→ **PROBLEM DESCRIPTION**: Show every line in the records below that contains the word "this".

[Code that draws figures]
----

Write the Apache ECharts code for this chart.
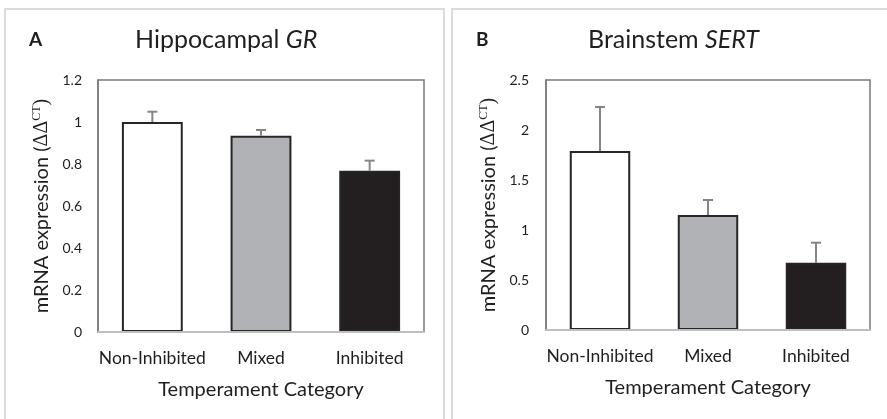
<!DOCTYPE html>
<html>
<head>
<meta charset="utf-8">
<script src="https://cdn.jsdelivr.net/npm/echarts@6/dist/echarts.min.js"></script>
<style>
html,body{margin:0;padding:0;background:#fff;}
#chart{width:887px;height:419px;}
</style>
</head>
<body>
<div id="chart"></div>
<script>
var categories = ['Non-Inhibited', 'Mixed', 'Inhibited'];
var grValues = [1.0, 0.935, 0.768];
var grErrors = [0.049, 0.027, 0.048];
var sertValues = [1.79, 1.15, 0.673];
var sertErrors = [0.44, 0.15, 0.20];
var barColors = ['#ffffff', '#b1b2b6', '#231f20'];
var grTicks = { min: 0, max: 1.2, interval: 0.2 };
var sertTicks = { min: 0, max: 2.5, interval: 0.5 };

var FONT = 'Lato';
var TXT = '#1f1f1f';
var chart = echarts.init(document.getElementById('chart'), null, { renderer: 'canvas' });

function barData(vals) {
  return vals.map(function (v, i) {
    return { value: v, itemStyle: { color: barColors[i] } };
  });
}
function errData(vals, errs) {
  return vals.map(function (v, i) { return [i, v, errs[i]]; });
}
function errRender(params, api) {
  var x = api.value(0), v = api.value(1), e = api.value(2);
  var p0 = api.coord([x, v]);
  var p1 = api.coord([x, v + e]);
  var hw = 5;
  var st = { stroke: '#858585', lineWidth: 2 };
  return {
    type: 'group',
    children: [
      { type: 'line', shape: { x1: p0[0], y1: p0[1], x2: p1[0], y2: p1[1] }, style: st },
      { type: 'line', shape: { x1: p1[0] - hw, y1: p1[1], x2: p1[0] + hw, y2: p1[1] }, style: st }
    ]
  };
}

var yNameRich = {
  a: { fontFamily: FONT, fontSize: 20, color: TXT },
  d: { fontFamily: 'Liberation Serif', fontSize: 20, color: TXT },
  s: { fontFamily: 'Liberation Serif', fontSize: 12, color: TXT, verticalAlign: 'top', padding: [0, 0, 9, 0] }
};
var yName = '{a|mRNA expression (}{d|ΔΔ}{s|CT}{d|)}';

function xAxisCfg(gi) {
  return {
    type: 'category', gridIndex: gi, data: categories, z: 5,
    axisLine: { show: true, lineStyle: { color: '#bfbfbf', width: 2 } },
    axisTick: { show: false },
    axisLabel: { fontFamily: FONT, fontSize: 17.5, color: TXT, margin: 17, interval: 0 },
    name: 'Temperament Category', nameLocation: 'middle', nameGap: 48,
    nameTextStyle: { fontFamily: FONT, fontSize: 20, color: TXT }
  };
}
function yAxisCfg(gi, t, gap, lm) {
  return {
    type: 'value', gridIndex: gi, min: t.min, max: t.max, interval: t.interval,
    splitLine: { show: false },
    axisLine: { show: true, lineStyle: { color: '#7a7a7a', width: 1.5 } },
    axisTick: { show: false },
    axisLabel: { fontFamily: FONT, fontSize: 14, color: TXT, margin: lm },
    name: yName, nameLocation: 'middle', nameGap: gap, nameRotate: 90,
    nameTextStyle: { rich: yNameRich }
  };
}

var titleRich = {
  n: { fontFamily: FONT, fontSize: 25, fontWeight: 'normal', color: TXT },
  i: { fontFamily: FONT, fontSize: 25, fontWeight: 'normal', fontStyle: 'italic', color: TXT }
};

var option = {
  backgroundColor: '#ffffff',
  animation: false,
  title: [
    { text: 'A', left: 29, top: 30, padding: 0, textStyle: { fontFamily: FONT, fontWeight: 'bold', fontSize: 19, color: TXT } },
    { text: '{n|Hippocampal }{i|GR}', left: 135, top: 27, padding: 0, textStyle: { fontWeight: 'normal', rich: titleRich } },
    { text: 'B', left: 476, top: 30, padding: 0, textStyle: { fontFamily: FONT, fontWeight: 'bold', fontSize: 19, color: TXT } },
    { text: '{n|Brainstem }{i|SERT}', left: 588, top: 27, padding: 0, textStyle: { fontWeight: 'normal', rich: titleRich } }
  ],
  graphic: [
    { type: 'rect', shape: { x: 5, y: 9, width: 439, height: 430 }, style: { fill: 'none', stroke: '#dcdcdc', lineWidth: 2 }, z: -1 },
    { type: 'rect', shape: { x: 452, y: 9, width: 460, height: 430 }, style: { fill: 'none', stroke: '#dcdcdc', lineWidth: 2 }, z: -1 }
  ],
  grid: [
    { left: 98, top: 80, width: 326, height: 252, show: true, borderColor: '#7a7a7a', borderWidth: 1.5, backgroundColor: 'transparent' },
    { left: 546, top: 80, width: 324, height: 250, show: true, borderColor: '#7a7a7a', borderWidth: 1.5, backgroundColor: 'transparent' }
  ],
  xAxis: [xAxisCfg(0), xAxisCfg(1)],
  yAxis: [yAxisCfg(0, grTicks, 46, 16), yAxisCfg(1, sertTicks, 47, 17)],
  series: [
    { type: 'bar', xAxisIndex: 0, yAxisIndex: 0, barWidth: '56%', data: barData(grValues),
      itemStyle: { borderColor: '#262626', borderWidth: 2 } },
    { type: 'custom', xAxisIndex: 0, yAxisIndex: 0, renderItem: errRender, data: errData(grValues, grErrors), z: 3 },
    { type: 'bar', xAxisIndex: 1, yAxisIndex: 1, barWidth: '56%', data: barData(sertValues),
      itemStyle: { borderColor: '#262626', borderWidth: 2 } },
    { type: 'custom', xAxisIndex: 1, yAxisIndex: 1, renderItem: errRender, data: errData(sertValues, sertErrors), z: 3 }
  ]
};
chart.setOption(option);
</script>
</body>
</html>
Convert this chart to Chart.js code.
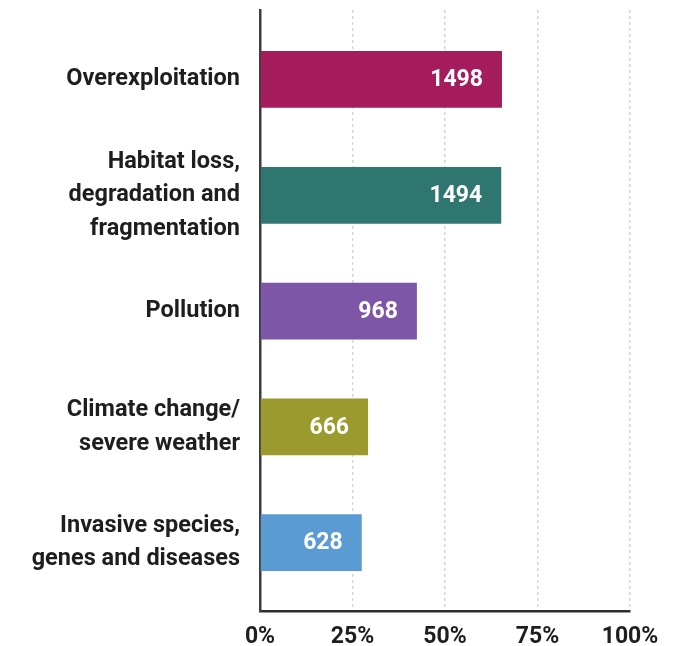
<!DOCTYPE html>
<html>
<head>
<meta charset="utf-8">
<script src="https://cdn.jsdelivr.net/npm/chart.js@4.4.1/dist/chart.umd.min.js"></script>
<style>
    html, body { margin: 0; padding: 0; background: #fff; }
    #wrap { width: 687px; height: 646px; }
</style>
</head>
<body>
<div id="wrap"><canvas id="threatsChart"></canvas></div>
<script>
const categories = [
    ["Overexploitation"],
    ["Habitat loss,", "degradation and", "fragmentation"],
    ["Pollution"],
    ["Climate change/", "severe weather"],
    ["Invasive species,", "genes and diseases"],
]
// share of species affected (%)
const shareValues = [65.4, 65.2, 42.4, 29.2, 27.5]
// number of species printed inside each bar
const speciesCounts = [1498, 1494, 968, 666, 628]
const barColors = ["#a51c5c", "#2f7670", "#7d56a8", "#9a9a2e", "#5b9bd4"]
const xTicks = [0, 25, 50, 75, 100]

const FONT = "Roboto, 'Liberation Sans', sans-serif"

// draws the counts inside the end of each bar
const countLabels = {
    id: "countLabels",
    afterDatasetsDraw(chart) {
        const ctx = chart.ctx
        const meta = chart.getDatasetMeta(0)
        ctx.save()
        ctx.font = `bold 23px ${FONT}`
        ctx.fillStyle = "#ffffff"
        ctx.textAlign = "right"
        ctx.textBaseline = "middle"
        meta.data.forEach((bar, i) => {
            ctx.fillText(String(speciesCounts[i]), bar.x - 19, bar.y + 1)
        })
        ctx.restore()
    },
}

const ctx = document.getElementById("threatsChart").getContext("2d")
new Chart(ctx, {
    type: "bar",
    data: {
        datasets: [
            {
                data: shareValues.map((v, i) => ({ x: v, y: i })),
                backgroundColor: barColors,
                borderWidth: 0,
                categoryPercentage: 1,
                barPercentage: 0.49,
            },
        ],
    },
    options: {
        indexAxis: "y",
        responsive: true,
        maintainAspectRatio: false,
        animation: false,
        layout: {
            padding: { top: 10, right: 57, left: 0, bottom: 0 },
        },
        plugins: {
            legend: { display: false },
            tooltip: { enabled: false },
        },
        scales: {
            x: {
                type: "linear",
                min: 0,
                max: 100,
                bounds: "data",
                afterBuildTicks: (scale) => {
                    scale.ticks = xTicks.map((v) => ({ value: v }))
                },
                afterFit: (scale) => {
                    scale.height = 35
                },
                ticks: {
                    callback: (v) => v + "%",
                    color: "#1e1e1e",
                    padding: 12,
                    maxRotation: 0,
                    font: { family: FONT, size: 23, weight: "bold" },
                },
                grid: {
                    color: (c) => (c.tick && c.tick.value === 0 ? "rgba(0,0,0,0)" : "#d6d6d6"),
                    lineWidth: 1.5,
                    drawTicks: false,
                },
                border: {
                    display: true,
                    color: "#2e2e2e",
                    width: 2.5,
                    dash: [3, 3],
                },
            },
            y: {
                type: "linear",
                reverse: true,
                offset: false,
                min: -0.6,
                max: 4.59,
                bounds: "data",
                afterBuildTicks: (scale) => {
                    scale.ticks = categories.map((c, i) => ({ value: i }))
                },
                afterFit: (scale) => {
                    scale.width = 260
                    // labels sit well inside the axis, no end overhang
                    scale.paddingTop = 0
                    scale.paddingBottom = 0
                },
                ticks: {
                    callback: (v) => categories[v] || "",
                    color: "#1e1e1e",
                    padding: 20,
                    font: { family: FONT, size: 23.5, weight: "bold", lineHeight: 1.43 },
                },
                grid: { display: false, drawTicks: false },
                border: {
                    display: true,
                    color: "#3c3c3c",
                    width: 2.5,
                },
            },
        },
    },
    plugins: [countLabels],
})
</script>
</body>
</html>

----

→ **RESPONSE**:
Write the Apache ECharts code for this chart.
Convert this chart to Chart.js code.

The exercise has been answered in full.